Like the racial issue, I don’t think I made any progress in this area for a long time. When I became a pastor, in 1997, I took the injunction to “love your neighbor” pretty seriously, but it took me over a decade to pull back all the layers and genuinely start asking the right questions. This culminated in me wrestling with my feelings about homosexuality from the pulpit, and probably was the beginning of the end of my ministry. They never asked me to leave, but I couldn’t wrestle with the questions, and teach like they wanted me to, at the same time.
I don’t have as many stories about my ignorance of queer people because the issue in Evangelical Christianity is so black and white, that they don’t even discuss it. To them, it is the worst thing you can do to love someone of the same sex in that way. It wasn’t until I broke free from that fear-based, high control religion that I was able to consider the matter carefully and redirect my motivations. The question changed from, “How do we stop this?” to “How can I love them?” and my ignorance began to erode away slowly.

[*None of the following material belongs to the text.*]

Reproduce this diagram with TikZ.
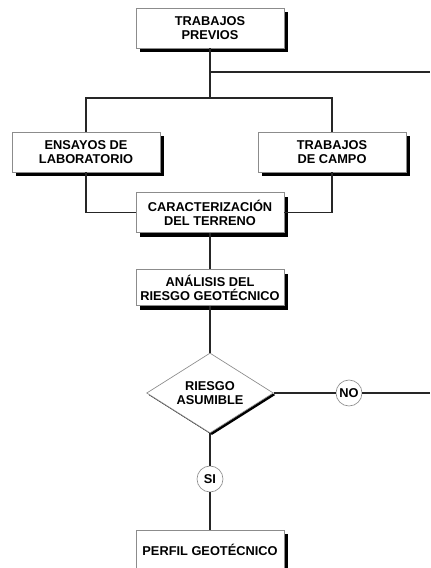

Just Like my feelings about racism, I deeply regret the time that I languished in ignorance and enabled the suffering of others to continue. I try to say this as often as I can:
“I’m sorry. I didn’t know. I’m getting better.”
I’m sorry for the little things that I did that were a part of enabling racism and homophobia to continue. I’m sorry if I passed these things on through my preaching and my reluctance to risk speaking up against these injustices. I’m sorry that my children probably saw me subtly disparaging these two groups, and I’m glad they didn’t follow my lead. I’m sorry that suffering still continues simply because of ignorance. An advanced society should be better than this already.
Even though I take full responsibility for my ignorance, I also realize that people that preceded me promoted this ignorance by not saying anything. They didn’t model courage and genuine love for people because they let their fear of others and their fellow tribe members dominate their actions.
One of the realities of evolving is that it is a continual process. New understanding not only helps us navigate better, it also reveals how much we still don’t know. But if we give up the temptation to believe we have all the answers, we will stay inquisitive and we will ask better questions next time. We can’t let perfection get in the way of progress. But we also can’t give up just because it’s difficult.
I want to have that long-suffering look that I saw in the people I met in Washington DC. I don’t want queer people and people of color to admire me. I want to be able to respect myself, that even though I am late to the game, I can finish strong and love my neighbor as myself.